You don't need to let people run arbitrary docker images as workloads, but the ability to let people pick any VM—rather than just your preferred VM—while having this be just as safe and sandboxed, opens up a lot of flexibility.

(This is the same argument I give for Chromium's PNaCl, by the way: the advantage doesn't come from your ability to run one-off native apps in the browser; the true advantage is in <script>s that can specify exactly the interpreter engine—a PNaCl-binary VM—they need. Nobody seems to see eye-to-eye on this one, either.)


> Our feeling isn't that Java is bad it's that it shouldn't be the only option for big data processing. There are a lot of people that want to do this type of computing and a lot of them hate Java. We want to build a solution that can serve them better and Docker is actually an incredibly high leverage way to do it.

Thank you.


> Our feeling isn't that Java is bad it's that it shouldn't be the only option for big data processing. There are a lot of people that want to do this type of computing and a lot of them hate Java.

JVM != Java. It runs a wide variety of languages, and this is not just theory - you can do Spark in Python right now. "Every language I care about" was perhaps overly flippant, but between Groovy, Clojure and Scala there's something to suit most programming tastes.

Meanwhile I hate Linux, and Docker doesn't have a good answer for that; the suggestions I've seen for developing with Docker on other platforms boil down to "run Linux in a VM".

> Could you give an example of what could go wrong here? Docker prevents you from talking to the outside world so you can't call out to an outside service in the middle of a job or anything like that.

I'm more worried about forward compatibility, standardization - and partly attack surface I guess. I can run jars from 15 years ago, on today's JVM - and not because it bundles an old version; I can link today's programs against 15-year-old libraries and they'll just work. If a library I built against has disappeared from the internet, that's fine.

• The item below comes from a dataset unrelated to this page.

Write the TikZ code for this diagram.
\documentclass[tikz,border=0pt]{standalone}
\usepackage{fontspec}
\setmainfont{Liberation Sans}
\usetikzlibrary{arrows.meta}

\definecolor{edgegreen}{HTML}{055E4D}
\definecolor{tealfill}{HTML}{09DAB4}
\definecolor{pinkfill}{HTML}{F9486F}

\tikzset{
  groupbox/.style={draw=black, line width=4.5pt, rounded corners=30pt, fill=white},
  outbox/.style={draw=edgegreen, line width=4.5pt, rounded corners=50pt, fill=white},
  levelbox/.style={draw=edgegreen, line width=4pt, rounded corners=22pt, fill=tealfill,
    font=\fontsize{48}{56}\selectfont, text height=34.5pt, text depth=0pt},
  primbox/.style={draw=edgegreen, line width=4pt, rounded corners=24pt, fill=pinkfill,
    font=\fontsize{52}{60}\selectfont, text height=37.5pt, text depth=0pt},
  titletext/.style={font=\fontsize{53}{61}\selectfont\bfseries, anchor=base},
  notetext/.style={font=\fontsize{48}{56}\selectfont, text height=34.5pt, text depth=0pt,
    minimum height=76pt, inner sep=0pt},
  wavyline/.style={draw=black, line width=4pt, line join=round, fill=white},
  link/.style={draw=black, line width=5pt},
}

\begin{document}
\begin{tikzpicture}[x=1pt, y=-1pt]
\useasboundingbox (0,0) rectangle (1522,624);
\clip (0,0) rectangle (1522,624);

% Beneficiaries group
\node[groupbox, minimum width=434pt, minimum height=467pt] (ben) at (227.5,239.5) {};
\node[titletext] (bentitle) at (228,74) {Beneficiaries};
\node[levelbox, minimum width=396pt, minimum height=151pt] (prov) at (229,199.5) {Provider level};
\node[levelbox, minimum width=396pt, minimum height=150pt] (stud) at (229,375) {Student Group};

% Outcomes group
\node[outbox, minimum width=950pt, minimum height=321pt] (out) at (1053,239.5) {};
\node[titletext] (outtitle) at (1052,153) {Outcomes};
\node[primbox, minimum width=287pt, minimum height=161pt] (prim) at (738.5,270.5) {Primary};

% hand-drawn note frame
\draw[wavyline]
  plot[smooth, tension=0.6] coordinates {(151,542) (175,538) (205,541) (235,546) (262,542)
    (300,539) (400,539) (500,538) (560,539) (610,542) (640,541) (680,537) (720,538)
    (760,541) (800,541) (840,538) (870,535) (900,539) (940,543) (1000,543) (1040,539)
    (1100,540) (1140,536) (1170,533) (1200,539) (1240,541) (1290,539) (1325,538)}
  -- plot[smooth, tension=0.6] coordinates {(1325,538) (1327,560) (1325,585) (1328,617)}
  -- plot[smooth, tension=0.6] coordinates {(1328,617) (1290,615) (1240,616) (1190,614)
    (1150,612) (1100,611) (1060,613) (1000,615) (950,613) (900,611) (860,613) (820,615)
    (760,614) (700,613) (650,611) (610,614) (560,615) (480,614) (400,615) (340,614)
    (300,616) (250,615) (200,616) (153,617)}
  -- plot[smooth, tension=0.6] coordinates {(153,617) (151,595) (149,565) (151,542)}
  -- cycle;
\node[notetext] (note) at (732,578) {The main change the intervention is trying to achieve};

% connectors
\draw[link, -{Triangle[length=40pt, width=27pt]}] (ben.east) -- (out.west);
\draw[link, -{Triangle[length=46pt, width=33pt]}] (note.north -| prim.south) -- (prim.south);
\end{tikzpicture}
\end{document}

Meanwhile I can't run linux binaries from 15 years ago (I did try with some of the loki games - maybe it's possible but it's decidedly nontrivial). Even if I found the right .sos, if I wanted to use a library with the ABI of ten years ago in my program, I'd have to rebuild the whole world. I guess I'm meant to rebuild my docker image, but that doesn't work if the library source is no longer available, and I'm not at all confident that the tooling does fully reproducible builds to the same extent as e.g. maven (from what I can see plenty of dockerfiles use unpinned versions).

Finally, the spec for the JVM is in one place, and it's published; apache harmony shows that a ground-up reimplementation is possible (that the TCK isn't open is very unfortunate, but the patents will expire sooner or later). I have a reasonable level of confidence that we'll always be able to run the jars we're producing today, without having to emulate x86s or what have you. Linux doesn't have a spec like that (yes the C code is available), and I don't think a ground-up reimplementation would be feasible.

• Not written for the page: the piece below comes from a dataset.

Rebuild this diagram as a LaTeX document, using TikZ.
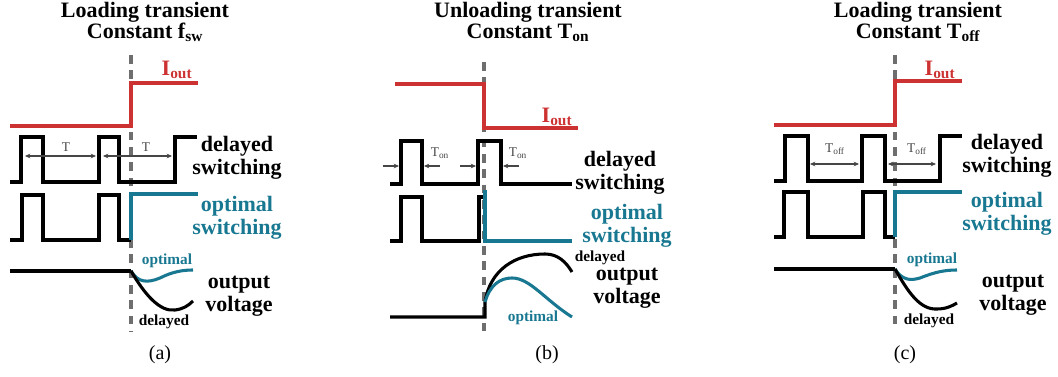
\documentclass[tikz,border=0pt]{standalone}
\usepackage{fontspec}
\setmainfont{Liberation Serif}
\usetikzlibrary{arrows.meta}
\definecolor{cred}{RGB}{205,50,50}
\definecolor{cteal}{RGB}{25,120,145}
\definecolor{cgray}{RGB}{110,110,110}
\definecolor{cdark}{RGB}{70,70,70}
\begin{document}
\begin{tikzpicture}[x=0.75pt,y=-0.75pt,
  wave/.style={line width=2.3pt,line join=miter},
  redwave/.style={wave,draw=cred},
  tealwave/.style={wave,draw=cteal},
  tmark/.style={line width=2.3pt,draw=cgray,dash pattern=on 6.5pt off 5pt},
  ttl/.style={font=\fontsize{16.5}{16}\selectfont\bfseries,align=center},
  lbl/.style={font=\fontsize{16.5}{17}\selectfont\bfseries,align=center,inner sep=0pt},
  smalllbl/.style={font=\fontsize{11.5}{12}\selectfont\bfseries,inner sep=0pt},
  tl/.style={font=\fontsize{10}{10}\selectfont,text=cdark,inner sep=0pt},
  iout/.style={font=\fontsize{16.5}{17}\selectfont\bfseries,text=cred,inner sep=0pt},
  captxt/.style={font=\fontsize{15}{15}\selectfont,inner sep=0pt},
  dimarrow/.style={line width=0.9pt,draw=cdark,{Stealth[length=4pt,width=3.5pt]}-{Stealth[length=4pt,width=3.5pt]}},
  pinarrow/.style={line width=0.9pt,draw=cdark,-{Stealth[length=4pt,width=3.5pt]}}]
\useasboundingbox (0,0) rectangle (1058,377);

%% ---------------- (a) ----------------
\node[ttl] (ta) at (145,22) {Loading transient\\Constant f\textsubscript{sw}};
\draw[tmark] (131,55) -- (131,332);
\draw[redwave] (10,126) -- (131,126) -- (131,83) -- (198,83);
\node[iout] (ia) at (177,70) {I\textsubscript{out}};
\draw[wave] (10,182) -- (21,182) -- (21,137) -- (43,137) -- (43,182) -- (99,182) -- (99,137) -- (119,137) -- (119,182) -- (175,182) -- (175,137) -- (197,137);
\coordinate (a1l) at (25,156); \coordinate (a1r) at (96,156);
\coordinate (a2l) at (103,156); \coordinate (a2r) at (172,156);
\draw[dimarrow] (a1l) -- (a1r);
\draw[dimarrow] (a2l) -- (a2r);
\node[tl] (ta1) at (66,147) {T};
\node[tl] (ta2) at (146,147) {T};
\node[lbl] (da) at (237,158) {delayed\\switching};
\draw[wave] (10,240) -- (22,240) -- (22,195) -- (43,195) -- (43,240) -- (99,240) -- (99,195) -- (119,195) -- (119,240) -- (131,240);
\draw[tealwave] (131,240) -- (131,194) -- (198,194);
\node[lbl,text=cteal] (oa) at (237,218) {optimal\\switching};
\draw[wave] (10,271) -- (131,271);
\draw[tealwave] (131,271) .. controls (138,283) and (148,283) .. (160,278) .. controls (172,272) and (182,270) .. (193,270);
\draw[wave] (131,271) .. controls (145,295) and (160,312) .. (175,310) .. controls (183,309) and (188,306) .. (193,301);
\node[smalllbl,text=cteal] (sa1) at (167,261) {optimal};
\node[smalllbl] (sa2) at (164,322) {delayed};
\node[lbl] (va) at (239,296) {output\\voltage};
\node[captxt] (ca) at (160,355) {(a)};

%% ---------------- (b) ----------------
\node[ttl] (tb) at (528,22) {Unloading transient\\Constant T\textsubscript{on}};
\draw[tmark] (484,62) -- (484,333);
\draw[redwave] (395,84) -- (484,84) -- (484,128) -- (578,128);
\node[iout] (ib) at (557,117) {I\textsubscript{out}};
\draw[wave] (390,184) -- (401,184) -- (401,141) -- (422,141) -- (422,184) -- (478,184) -- (478,141) -- (501,141) -- (501,184) -- (572,184);
\coordinate (b1a) at (383,166); \coordinate (b1b) at (399,166);
\coordinate (b1c) at (440,166); \coordinate (b1d) at (424,166);
\coordinate (b2a) at (460,166); \coordinate (b2b) at (476,166);
\coordinate (b2c) at (519,166); \coordinate (b2d) at (503,166);
\draw[pinarrow] (b1a) -- (b1b);
\draw[pinarrow] (b1c) -- (b1d);
\draw[pinarrow] (b2a) -- (b2b);
\draw[pinarrow] (b2c) -- (b2d);
\node[tl] (tb1) at (440,153) {T\textsubscript{on}};
\node[tl] (tb2) at (518,153) {T\textsubscript{on}};
\node[lbl] (db) at (620,173) {delayed\\switching};
\draw[wave] (390,241) -- (401,241) -- (401,197) -- (422,197) -- (422,241) -- (479,241) -- (479,197) -- (483,197);
\draw[tealwave] (485,190) -- (485,241) -- (572,241);
\node[lbl,text=cteal] (ob) at (627,226) {optimal\\switching};
\draw[wave] (390,317) -- (485,317) -- (485,302) .. controls (490,270) and (515,254) .. (545,254) .. controls (558,254) and (566,262) .. (572,272);
\draw[tealwave] (485,302) .. controls (490,285) and (500,278) .. (512,278) .. controls (530,278) and (545,300) .. (572,317);
\node[smalllbl] (sb1) at (600,258) {delayed};
\node[smalllbl,text=cteal] (sb2) at (533,318) {optimal};
\node[lbl] (vb) at (627,288) {output\\voltage};
\node[captxt] (cb) at (547,355) {(b)};

%% ---------------- (c) ----------------
\node[ttl] (tc) at (918,22) {Loading transient\\Constant T\textsubscript{off}};
\draw[tmark] (895,55) -- (895,327);
\draw[redwave] (774,125) -- (895,125) -- (895,81) -- (962,81);
\node[iout] (ic) at (940,70) {I\textsubscript{out}};
\draw[wave] (774,181) -- (785,181) -- (785,136) -- (808,136) -- (808,181) -- (862,181) -- (862,136) -- (885,136) -- (885,181) -- (940,181) -- (940,136) -- (962,136);
\coordinate (c1l) at (810,164); \coordinate (c1r) at (859,164);
\coordinate (c2l) at (888,164); \coordinate (c2r) at (936,164);
\draw[dimarrow] (c1l) -- (c1r);
\draw[dimarrow] (c2l) -- (c2r);
\node[tl] (tc1) at (835,149) {T\textsubscript{off}};
\node[tl] (tc2) at (917,149) {T\textsubscript{off}};
\node[lbl] (dc) at (1007,156) {delayed\\switching};
\draw[wave] (774,237) -- (784,237) -- (784,192) -- (808,192) -- (808,237) -- (863,237) -- (863,192) -- (885,192) -- (885,237) -- (895,237);
\draw[tealwave] (895,237) -- (895,192) -- (962,192);
\node[lbl,text=cteal] (oc) at (1007,214) {optimal\\switching};
\draw[wave] (774,269) -- (895,269);
\draw[tealwave] (895,269) .. controls (902,280) and (910,281) .. (920,278) .. controls (935,272) and (945,270) .. (957,270);
\draw[wave] (895,269) .. controls (908,292) and (920,310) .. (937,309) .. controls (946,309) and (952,306) .. (957,303);
\node[smalllbl,text=cteal] (sc1) at (932,260) {optimal};
\node[smalllbl] (sc2) at (929,321) {delayed};
\node[lbl] (vc) at (1013,295) {output\\voltage};
\node[captxt] (cc) at (905,355) {(c)};
\end{tikzpicture}
\end{document}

> In Pachyderm job scheduling happens outside the user submitted containers. The job scheduler is what actually spins up the containers and pushes data through them. I'm afraid I don't understand what it would even mean for one of those containers to then do job scheduling itself.

Job scheduling was a poor example; I guess I'm thinking more things like e.g. running your own database on the cluster nodes, instead of talking to one outside the cluster via a proper interface. (Admittedly that's possible on hadoop with derby or h2).

Thinking about it more I guess it's less the service part and more the interface part that I'm worried about. A docker image could implement critical functionality with shell scripts. I bet they will. I've already spent too much of my life trying to get people to move away from shell scripts into something safer and more maintainable.


> between Groovy, Clojure and Scala there's something to suit most programming tastes

> the spec for the JVM is in one place, and it's published

Between Groovy, Clojure and Scala, there's something to suit most tastes on the scale of how much language specification there is. Scala has a published spec (along with many white papers on the R.I. internals), Clojure has its published spec in the comments in the source code, and Groovy actively changes the spec between versions to prevent addons and alternative implementations being built.


Sure, and I'd prefer people used the more specified options. But even if you have a Groovy library that you can't compile under modern Groovy, the bytecode will still run on new JVMs - more than you can say in the Docker case.


PySpark does not run Python code on the JVM. It uses py4j and it is slow as molasses. This has the benefit of supporting native Python libraries like NumPy. If you're not using such libraries you'd be better off using a JVM language, including Jython.